**Given records**
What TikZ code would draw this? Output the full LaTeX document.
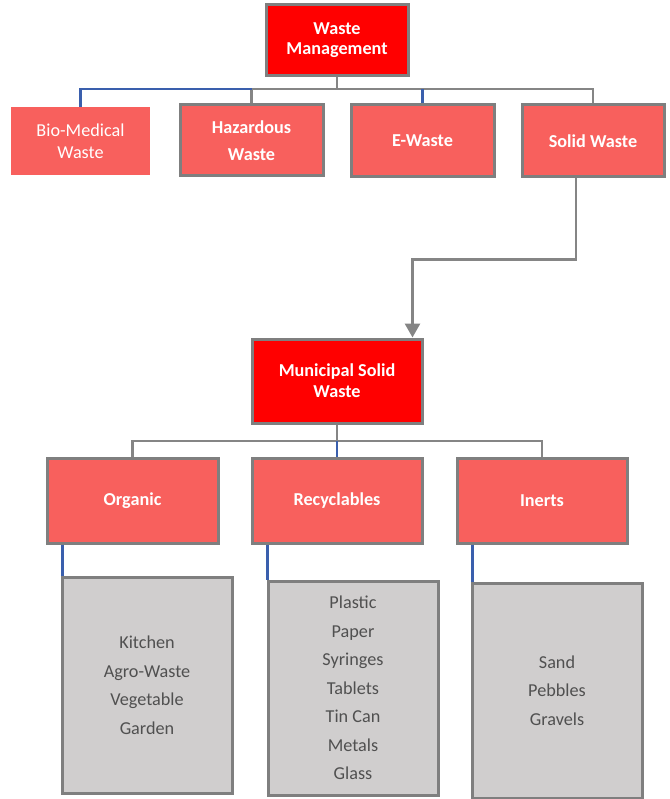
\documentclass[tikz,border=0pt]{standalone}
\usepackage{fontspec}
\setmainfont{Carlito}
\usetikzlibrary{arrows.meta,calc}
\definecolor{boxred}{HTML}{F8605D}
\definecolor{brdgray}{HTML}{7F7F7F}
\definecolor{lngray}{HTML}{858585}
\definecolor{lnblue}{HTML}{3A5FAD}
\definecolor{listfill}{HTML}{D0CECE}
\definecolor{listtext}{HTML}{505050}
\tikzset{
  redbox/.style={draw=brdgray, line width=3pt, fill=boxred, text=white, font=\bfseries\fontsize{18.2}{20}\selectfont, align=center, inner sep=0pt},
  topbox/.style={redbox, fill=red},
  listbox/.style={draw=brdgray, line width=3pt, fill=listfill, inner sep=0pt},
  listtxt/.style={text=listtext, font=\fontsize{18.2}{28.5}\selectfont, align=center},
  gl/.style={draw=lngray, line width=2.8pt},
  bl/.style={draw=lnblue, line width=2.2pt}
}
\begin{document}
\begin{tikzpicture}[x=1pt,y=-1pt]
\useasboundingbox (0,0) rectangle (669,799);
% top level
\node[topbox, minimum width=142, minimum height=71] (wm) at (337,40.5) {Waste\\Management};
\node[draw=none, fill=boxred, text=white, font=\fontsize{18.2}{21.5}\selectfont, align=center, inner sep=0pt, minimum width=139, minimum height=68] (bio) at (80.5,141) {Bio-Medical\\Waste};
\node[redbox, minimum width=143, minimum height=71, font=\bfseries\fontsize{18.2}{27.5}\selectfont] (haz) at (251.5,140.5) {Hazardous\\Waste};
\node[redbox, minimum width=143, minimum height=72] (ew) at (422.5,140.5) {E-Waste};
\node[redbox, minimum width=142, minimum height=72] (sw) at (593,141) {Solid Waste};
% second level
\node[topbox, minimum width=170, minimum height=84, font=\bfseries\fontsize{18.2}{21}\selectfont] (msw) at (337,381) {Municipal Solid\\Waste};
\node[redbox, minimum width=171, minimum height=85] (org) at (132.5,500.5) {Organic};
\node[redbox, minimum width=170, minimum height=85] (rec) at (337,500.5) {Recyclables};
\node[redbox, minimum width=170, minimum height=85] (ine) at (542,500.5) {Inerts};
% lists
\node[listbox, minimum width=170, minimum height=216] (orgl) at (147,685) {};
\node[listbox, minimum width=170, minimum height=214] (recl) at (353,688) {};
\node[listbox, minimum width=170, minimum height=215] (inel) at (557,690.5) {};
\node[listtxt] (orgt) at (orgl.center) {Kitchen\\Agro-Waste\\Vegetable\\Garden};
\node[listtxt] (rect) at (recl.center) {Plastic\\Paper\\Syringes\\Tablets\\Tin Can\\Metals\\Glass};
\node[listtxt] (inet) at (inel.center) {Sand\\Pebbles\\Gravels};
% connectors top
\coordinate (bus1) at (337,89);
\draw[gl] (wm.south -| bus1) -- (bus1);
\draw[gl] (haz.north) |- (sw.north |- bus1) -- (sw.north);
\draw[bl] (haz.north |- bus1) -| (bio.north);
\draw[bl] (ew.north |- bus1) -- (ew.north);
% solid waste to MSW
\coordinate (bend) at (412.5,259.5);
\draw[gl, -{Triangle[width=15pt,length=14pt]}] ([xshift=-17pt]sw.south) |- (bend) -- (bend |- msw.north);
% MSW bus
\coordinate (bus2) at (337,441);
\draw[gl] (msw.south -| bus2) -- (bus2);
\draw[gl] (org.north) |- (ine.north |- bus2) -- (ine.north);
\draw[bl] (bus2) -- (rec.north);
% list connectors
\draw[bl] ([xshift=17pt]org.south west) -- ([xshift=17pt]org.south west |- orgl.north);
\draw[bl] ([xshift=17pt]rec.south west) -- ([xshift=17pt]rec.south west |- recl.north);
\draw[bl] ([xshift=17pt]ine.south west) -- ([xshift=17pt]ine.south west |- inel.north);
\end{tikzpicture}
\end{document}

==

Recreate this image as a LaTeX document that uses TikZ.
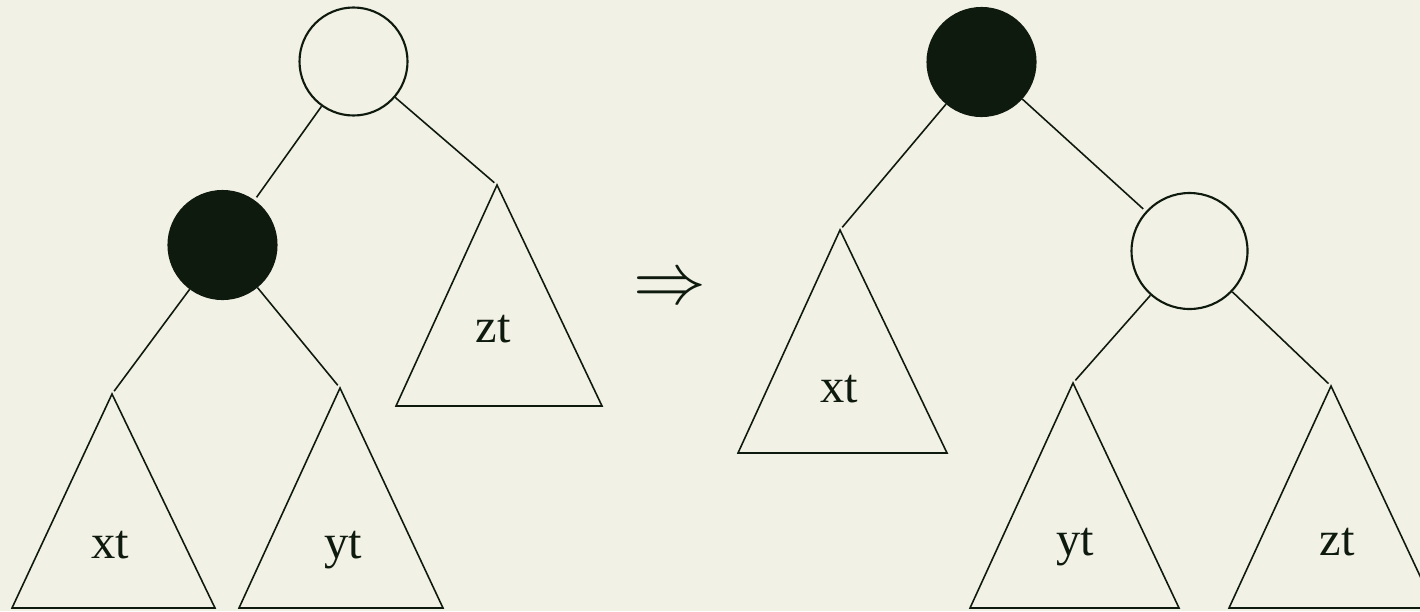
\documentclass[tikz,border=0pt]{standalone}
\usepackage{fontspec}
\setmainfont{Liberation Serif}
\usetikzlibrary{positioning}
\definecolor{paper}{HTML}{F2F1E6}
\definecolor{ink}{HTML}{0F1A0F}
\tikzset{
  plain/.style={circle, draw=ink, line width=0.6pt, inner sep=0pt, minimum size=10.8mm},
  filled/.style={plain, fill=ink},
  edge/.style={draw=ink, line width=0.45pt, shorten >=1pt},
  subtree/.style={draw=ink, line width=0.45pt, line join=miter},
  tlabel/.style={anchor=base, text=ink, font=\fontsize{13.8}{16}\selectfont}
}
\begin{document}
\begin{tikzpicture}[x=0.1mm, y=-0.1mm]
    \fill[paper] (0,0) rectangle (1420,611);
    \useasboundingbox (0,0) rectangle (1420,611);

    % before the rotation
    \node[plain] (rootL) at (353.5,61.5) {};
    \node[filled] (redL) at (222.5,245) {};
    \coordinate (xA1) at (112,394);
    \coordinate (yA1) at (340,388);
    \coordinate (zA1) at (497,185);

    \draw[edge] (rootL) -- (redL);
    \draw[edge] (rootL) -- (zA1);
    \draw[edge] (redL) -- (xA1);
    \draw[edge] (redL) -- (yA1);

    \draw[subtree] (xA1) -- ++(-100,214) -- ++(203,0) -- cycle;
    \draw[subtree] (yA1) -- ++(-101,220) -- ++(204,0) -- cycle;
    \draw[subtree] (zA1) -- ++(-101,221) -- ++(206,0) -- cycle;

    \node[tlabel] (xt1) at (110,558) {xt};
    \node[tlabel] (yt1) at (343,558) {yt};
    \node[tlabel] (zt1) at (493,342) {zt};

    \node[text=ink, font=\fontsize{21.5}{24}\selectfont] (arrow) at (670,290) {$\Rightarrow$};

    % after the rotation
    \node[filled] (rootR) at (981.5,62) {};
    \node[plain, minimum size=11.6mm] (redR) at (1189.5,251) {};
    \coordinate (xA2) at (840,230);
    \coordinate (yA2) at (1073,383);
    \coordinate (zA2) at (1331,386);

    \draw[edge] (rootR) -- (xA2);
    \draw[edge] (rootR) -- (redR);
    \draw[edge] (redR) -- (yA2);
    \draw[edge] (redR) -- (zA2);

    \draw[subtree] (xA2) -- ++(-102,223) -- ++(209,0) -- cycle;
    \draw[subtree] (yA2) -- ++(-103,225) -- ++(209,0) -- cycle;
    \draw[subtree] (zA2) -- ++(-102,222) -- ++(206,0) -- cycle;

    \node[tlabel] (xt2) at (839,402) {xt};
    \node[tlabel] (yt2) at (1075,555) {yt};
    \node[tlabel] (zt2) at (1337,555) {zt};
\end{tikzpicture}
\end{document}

...

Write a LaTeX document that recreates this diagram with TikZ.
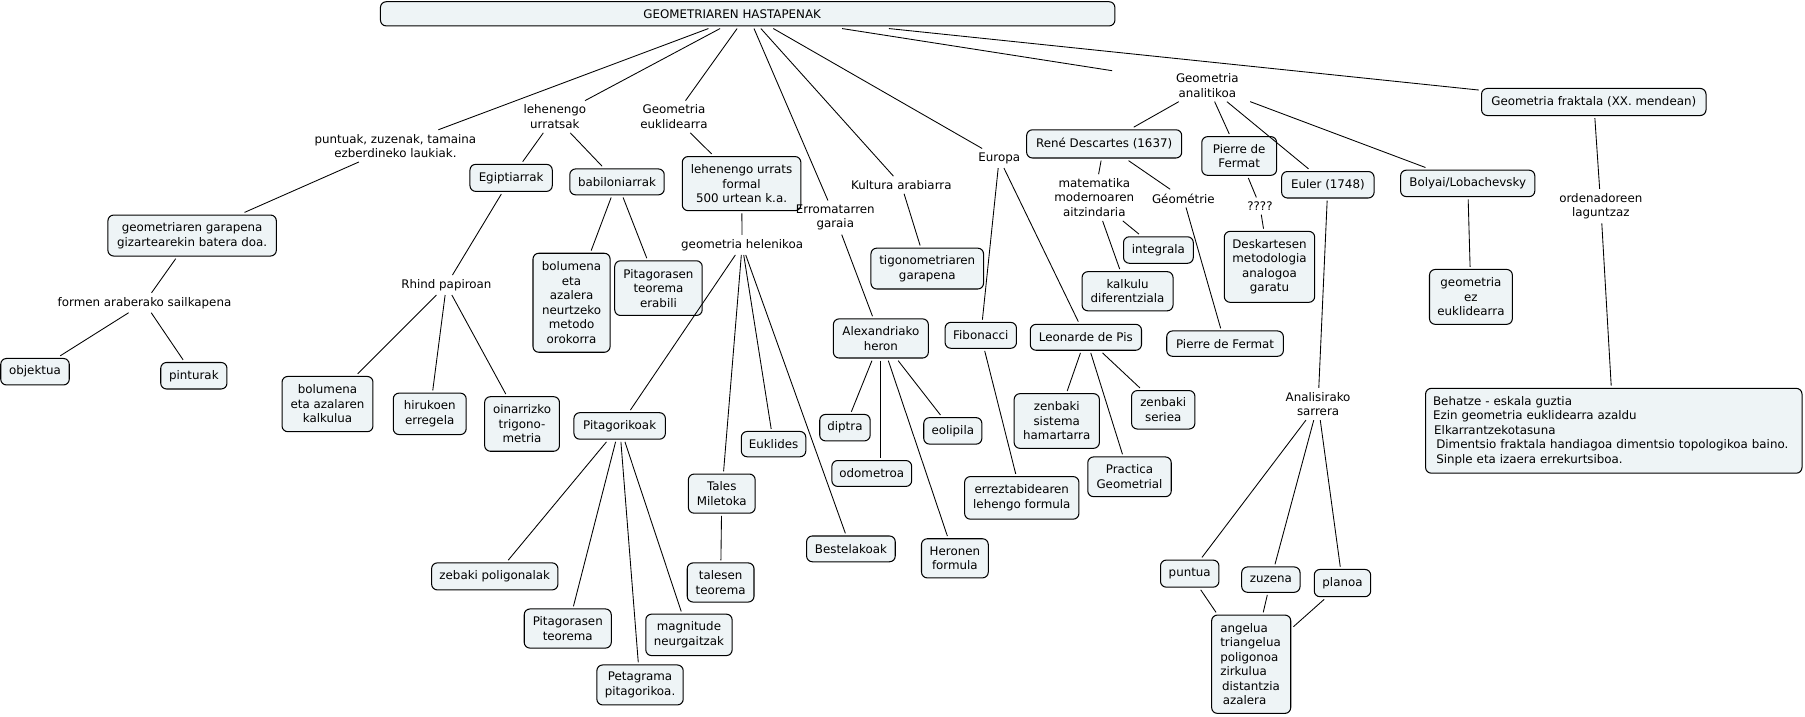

**Instructions for the task**
Compute how many lines include the string "LaTeX", then give that number by itself.

**The result**
3